New Sulfido Antimonates of the Heavy Alkali Metals: Synthesis, Crystal Structure and Chemical Bonding of (K/Rb/Cs)3SbS3 and Cs3SbS4 ·H2O

The new sulfido antimonates(III) (Rb/Cs)₃SbS₃ were prepared from the alkali metal sulfides Rb₂S/Cs₂S₂ and elemental antimony and sulfur or Sb₂S₃ at reaction temperatures of about 700 °C. The known isotypic potassium compound was similarily synthesized from the elements. The structures of the light-yellow crystals were refined using single-crystal X-ray data. Both compounds are isotypic to the respective Na salt forming the Na₃AsS₃ structure type (cubic, space group P2₁3, K/Rb/Cs: a = 947.21(7)/982.28(5)/1025.92(5) pm, Z = 4, R1 = 0.0159/0.0560/0.0582). The ψ-tetrahedral SbS₃^3– anions with Sb−S bond lengths of 242 pm are arranged in a cubic face centered packing, in which the three crystallographically different A⁺ cations occupy the tetrahedral and octahedral voids, overall exhibiting a distorted octahedral sulfur coordination. The chemical bonding and the characteristics of the stereochemically active lone electron pair have been investigated by means of FP-LAPW band structure calculations.
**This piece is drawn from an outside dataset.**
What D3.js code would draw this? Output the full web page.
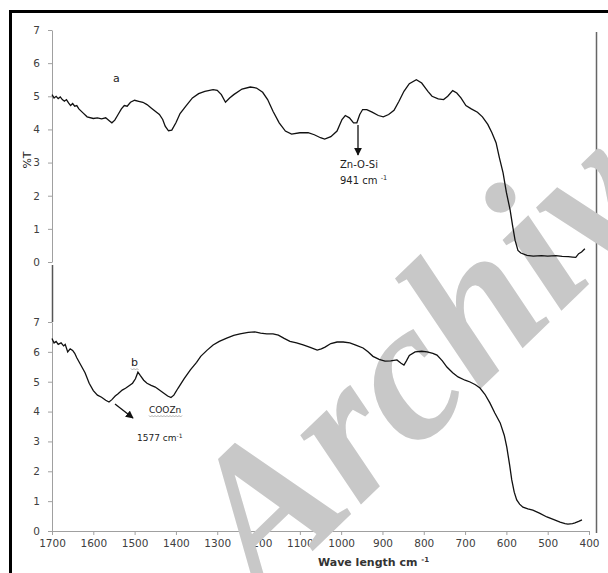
<!DOCTYPE html>
<html>
<head>
<meta charset="utf-8">
<script src="https://cdn.jsdelivr.net/npm/d3@7"></script>
<style>
  body { margin: 0; background: #fff; }
  svg { display: block; }
  .tick text { font-family: "DejaVu Sans", sans-serif; font-size: 10.5px; fill: #404040; }
  .tick line, .domain { stroke: #a0a0a0; }
</style>
</head>
<body>
<svg id="container" width="608" height="573"></svg>
<script>
// spectrum a (top) : wavenumber / %T
const waveA = [1700,1695,1690,1685,1680,1675,1670,1665,1660,1655,1650,1645,1640,1635,1625,1615,1600,1590,1580,1570,1560,1555,1548,1540,1532,1525,1518,1510,1500,1490,1480,1470,1460,1450,1440,1432,1426,1418,1410,1400,1390,1375,1360,1345,1330,1310,1300,1290,1280,1270,1260,1240,1220,1205,1190,1178,1165,1150,1135,1120,1100,1080,1065,1050,1040,1025,1010,998,990,980,970,962,955,948,938,925,910,898,885,872,860,848,835,818,805,790,780,765,752,742,730,720,710,698,685,670,658,645,635,625,617,608,600,591,585,579,572,565,550,535,515,500,480,465,450,440,432,425,418,410];
const tA = [5.05,4.95,5.0,4.93,4.98,4.9,4.85,4.9,4.8,4.72,4.78,4.7,4.72,4.62,4.5,4.38,4.33,4.35,4.32,4.35,4.25,4.2,4.28,4.45,4.62,4.72,4.7,4.82,4.88,4.85,4.82,4.75,4.65,4.55,4.45,4.3,4.1,3.96,3.98,4.2,4.48,4.72,4.95,5.08,5.15,5.2,5.18,5.05,4.82,4.95,5.05,5.22,5.28,5.25,5.12,4.9,4.55,4.2,3.95,3.86,3.9,3.9,3.84,3.75,3.71,3.78,3.95,4.3,4.42,4.35,4.2,4.2,4.45,4.6,4.6,4.52,4.42,4.38,4.45,4.58,4.85,5.15,5.38,5.5,5.4,5.15,5.0,4.92,4.9,5.0,5.17,5.1,4.95,4.72,4.62,4.52,4.38,4.15,3.9,3.6,3.15,2.69,2.1,1.57,1.1,0.66,0.35,0.27,0.2,0.18,0.19,0.18,0.19,0.17,0.16,0.15,0.14,0.25,0.3,0.4];

// spectrum b (bottom)
const waveB = [1700,1695,1690,1685,1678,1672,1668,1662,1656,1650,1645,1640,1630,1620,1610,1600,1590,1580,1570,1562,1555,1547,1540,1530,1522,1515,1505,1498,1492,1486,1478,1470,1460,1450,1440,1430,1420,1412,1405,1395,1380,1365,1350,1340,1325,1310,1295,1277,1260,1245,1225,1209,1195,1180,1165,1152,1138,1124,1108,1092,1075,1058,1048,1039,1025,1010,995,979,963,947,935,923,908,894,880,865,855,848,842,835,821,805,792,778,768,755,744,730,717,700,688,675,664,652,640,628,615,605,599,592,587,581,575,568,560,548,536,520,502,485,470,458,451,440,434,425,417];
const tB = [6.45,6.3,6.35,6.25,6.3,6.2,6.25,6.0,6.1,6.05,5.95,5.8,5.55,5.3,4.95,4.7,4.55,4.48,4.38,4.32,4.4,4.52,4.6,4.72,4.78,4.85,4.95,5.1,5.32,5.2,5.05,4.95,4.88,4.82,4.72,4.62,4.52,4.47,4.55,4.78,5.1,5.4,5.65,5.85,6.05,6.23,6.35,6.46,6.55,6.6,6.65,6.67,6.63,6.6,6.6,6.56,6.45,6.35,6.3,6.23,6.15,6.06,6.1,6.16,6.28,6.33,6.33,6.3,6.22,6.13,6.0,5.85,5.75,5.69,5.7,5.73,5.62,5.56,5.7,5.88,6.0,6.02,6.0,5.95,5.89,5.7,5.49,5.3,5.16,5.05,4.99,4.9,4.79,4.58,4.29,3.95,3.62,3.2,2.81,2.2,1.71,1.3,1.04,0.9,0.8,0.74,0.7,0.6,0.47,0.38,0.3,0.25,0.23,0.25,0.27,0.32,0.37];

const xTicks = [1700,1600,1500,1400,1300,1200,1100,1000,900,800,700,600,500,400];
const yTicks = [0,1,2,3,4,5,6,7];

const svg = d3.select("#container");

const x = d3.scaleLinear().domain([1700, 400]).range([52, 589]);
const yTop = d3.scaleLinear().domain([0, 7]).range([262, 30]);
const yBot = d3.scaleLinear().domain([0, 7]).range([531, 322]);

// outer frame (cut by the picture edge on right and bottom)
svg.append("path")
  .attr("d", "M10.5,600 V11.5 H620")
  .attr("fill", "none")
  .attr("stroke", "#000")
  .attr("stroke-width", 3);

function renderYAxis(y, cls) {
  svg.append("g")
    .attr("class", cls)
    .attr("transform", "translate(52,0)")
    .call(d3.axisLeft(y).tickValues(yTicks).tickFormat(d3.format("d"))
      .tickSize(4).tickSizeOuter(0).tickPadding(8));
}

renderYAxis(yTop, "y-top");
renderYAxis(yBot, "y-bot");

// dark segment joining the two panels
svg.append("line")
  .attr("x1", 52.5).attr("x2", 52.5)
  .attr("y1", 265).attr("y2", yBot(7))
  .attr("stroke", "#555").attr("stroke-width", 1.5);

svg.append("g")
  .attr("class", "x-axis")
  .attr("transform", `translate(0,${yBot(0)})`)
  .call(d3.axisBottom(x).tickValues(xTicks).tickFormat(d3.format("d"))
    .tickSize(4).tickSizeOuter(0).tickPadding(5));

// right border line
svg.append("line")
  .attr("x1", 596.5).attr("x2", 596.5)
  .attr("y1", 32).attr("y2", 533)
  .attr("stroke", "#666").attr("stroke-width", 1.5);

// axis titles
svg.append("text")
  .attr("transform", "translate(31,160) rotate(-90)")
  .attr("text-anchor", "middle")
  .style("font-family", "DejaVu Sans, sans-serif")
  .style("font-size", "11px")
  .attr("fill", "#222")
  .text("%T");

let xt = svg.append("text")
  .attr("x", 318).attr("y", 566)
  .style("font-family", "DejaVu Sans, sans-serif")
  .style("font-size", "11px")
  .style("font-weight", "bold")
  .attr("fill", "#333");
xt.append("tspan").text("Wave length cm ");
xt.append("tspan").attr("dy", -4).style("font-size", "7px").text("-1");

// watermark
svg.append("text")
  .attr("transform", "translate(262,600) rotate(-44)")
  .style("font-family", "Liberation Serif, serif")
  .style("font-style", "italic")
  .style("font-weight", "bold")
  .style("font-size", "200px")
  .attr("fill", "#c8c8c8")
  .text("Archiv");

// spectra
const lineTop = d3.line()
  .x(function(d) { return x(d[0]); })
  .y(function(d) { return yTop(d[1]); });
const lineBot = d3.line()
  .x(function(d) { return x(d[0]); })
  .y(function(d) { return yBot(d[1]); });

svg.append("path")
  .datum(d3.zip(waveA, tA))
  .attr("d", lineTop)
  .attr("fill", "none")
  .attr("stroke", "#111")
  .attr("stroke-width", 1.3);

svg.append("path")
  .datum(d3.zip(waveB, tB))
  .attr("d", lineBot)
  .attr("fill", "none")
  .attr("stroke", "#111")
  .attr("stroke-width", 1.3);

// annotations
svg.append("defs").append("marker")
  .attr("id", "head")
  .attr("viewBox", "0 0 10 10")
  .attr("refX", 9).attr("refY", 5)
  .attr("markerWidth", 6).attr("markerHeight", 6)
  .attr("orient", "auto")
  .append("path")
  .attr("d", "M0,0 L10,5 L0,10 z")
  .attr("fill", "#111");

function label(txt, px, py, size) {
  return svg.append("text")
    .attr("x", px).attr("y", py)
    .style("font-family", "DejaVu Sans, sans-serif")
    .style("font-size", size + "px")
    .attr("fill", "#222")
    .text(txt);
}

label("a", 113, 82, 11);
label("Zn-O-Si", 340, 168, 10);
let t941 = label("941 cm ", 340, 184, 10);
t941.append("tspan").attr("dy", -4).style("font-size", "6.5px").text("-1");

svg.append("line")
  .attr("x1", 358).attr("x2", 358)
  .attr("y1", 125).attr("y2", 155)
  .attr("stroke", "#111").attr("stroke-width", 1.3)
  .attr("marker-end", "url(#head)");

label("b", 131, 366, 11);
label("COOZn", 149, 413, 9);
let t1577 = label("1577 cm", 137, 441, 9);
t1577.append("tspan").attr("dy", -3).style("font-size", "6px").text("-1");

svg.append("line")
  .attr("x1", 115).attr("x2", 133)
  .attr("y1", 404).attr("y2", 418)
  .attr("stroke", "#111").attr("stroke-width", 1.3)
  .attr("marker-end", "url(#head)");

// spell-check squiggles under "b" and "COOZn"
function squiggle(x0, x1, yy) {
  let pts = [];
  for (let px = x0, k = 0; px <= x1; px += 1.5, k++) pts.push([px, yy + (k % 2 ? 1 : -0.5)]);
  svg.append("path")
    .attr("d", d3.line()(pts))
    .attr("fill", "none")
    .attr("stroke", "#999")
    .attr("stroke-width", 0.8);
}
squiggle(131, 139, 369);
squiggle(149, 182, 416);
</script>
</body>
</html>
Needle-shaped crystals of the monohydrate of the antimony(V) salt Cs₃SbS₄ · H₂O were obtained from a suspension of Sb₂O₃, CsOH and elemental sulfur. Cs₃SbS₄ · H₂O crystallizes in a new structure type (monoclinic, space group P2₁/c, a = 987.17(10), b = 994.83(7), c = 1600.46(14) pm, β = 126.895(8)^○, Z = 4, R1 = 0.0234). As expected, the Sb−S distances (233.1–234.7 pm) in the nearly ideally tetrahedral anion SbS₄^3– are considerably shorter than in the antimonates(III) but match the bond lengths in the anhydrous sulfido antimonate(V) Cs₃SbS₄. Due to their similar fcc-like anion packing and the stereochemically active lone electron pair of Sb in the antimonates(III), the whole series of compounds A₃Sb^III,VS_3/4 shows a uniform structure relation, which is elucidated using crystallographic group-subgroup relations.